Polymer Molecular Engineering Enables Rapid Electron/Ion Transport in Ultra‐Thick Electrode for High‐Energy‐Density Flexible Lithium‐Ion Battery

Flexible lithium‐ion batteries (LIBs) with high energy density are of urgent need for the ever‐increasing flexible and wearable electronic equipments, but limited by the low areal loading of active materials in traditional electrodes with lamellar structure. It is still a great challenge to solve the sluggish electron/ion transport problem caused by increasing the areal loading of active materials. Herein, a kind of ethylene vinyl acetate copolymer (EVA) is proposed to provide flexible supports and ion channels for ultra‐thick flexible LFP/CNT/EVA cathode and LTO/CNT/EVA anode, thereby achieving high energy density and all flexible LIBs. LFP/CNT/EVA shows a ternary homogeneous structure formed by the entanglement of EVA chains and CNT on LFP, which attributes to LFP content up to 80wt% and adjustable thickness from 20 to 460 µm.
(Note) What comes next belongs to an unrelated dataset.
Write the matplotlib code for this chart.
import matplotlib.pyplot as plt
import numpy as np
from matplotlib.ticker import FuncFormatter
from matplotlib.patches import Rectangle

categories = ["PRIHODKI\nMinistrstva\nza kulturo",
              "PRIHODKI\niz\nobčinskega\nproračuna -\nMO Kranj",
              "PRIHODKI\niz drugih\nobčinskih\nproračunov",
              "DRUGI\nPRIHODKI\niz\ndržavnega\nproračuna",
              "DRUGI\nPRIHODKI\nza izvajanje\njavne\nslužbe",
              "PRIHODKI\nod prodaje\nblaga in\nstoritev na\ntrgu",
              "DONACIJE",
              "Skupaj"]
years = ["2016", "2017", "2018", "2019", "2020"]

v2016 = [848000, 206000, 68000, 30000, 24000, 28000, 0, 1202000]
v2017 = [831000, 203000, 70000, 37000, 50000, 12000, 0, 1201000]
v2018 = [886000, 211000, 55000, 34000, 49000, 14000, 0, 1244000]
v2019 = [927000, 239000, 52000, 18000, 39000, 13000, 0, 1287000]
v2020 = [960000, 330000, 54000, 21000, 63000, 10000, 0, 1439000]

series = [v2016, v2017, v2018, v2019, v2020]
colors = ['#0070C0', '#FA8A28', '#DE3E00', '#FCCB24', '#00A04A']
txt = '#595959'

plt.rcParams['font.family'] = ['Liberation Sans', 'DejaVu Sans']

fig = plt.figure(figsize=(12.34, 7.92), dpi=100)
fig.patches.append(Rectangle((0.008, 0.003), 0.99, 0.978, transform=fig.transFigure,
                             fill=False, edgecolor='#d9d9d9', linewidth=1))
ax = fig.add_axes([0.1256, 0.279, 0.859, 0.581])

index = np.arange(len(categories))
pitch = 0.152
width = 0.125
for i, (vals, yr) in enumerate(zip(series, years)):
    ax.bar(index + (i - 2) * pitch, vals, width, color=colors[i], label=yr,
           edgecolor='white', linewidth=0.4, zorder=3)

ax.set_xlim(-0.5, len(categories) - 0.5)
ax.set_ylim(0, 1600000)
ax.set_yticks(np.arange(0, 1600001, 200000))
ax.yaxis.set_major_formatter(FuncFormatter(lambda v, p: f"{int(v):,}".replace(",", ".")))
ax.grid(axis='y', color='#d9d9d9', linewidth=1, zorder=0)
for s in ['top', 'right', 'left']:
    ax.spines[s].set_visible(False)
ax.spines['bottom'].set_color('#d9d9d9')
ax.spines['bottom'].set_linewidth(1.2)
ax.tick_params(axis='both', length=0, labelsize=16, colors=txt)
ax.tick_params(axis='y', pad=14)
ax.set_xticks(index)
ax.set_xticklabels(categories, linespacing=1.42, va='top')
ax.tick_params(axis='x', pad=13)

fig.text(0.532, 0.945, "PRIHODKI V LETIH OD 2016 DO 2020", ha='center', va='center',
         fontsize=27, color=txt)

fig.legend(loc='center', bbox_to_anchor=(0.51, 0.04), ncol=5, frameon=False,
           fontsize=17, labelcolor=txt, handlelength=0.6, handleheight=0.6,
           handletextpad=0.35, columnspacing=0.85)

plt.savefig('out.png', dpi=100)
In sharp contrast to previous studies LFP/CNT/EVA delivers basically the constant specific capacity of ≈160 mAh g −1 at a 0.1 C rate with the thickness increasing, thus achieving ultrahigh areal capacity up to 4.56 mAh cm −2 . A flexible full LIBs based on LFP/CNT/EVA and LTO/CNT/EVA is demonstrated and exhibits favorable cycle performance under an alternant flat and bending state. Those findings are supposed to open new avenues for designing high‐energy‐density flexible LIBs for future wearable energy storage devices.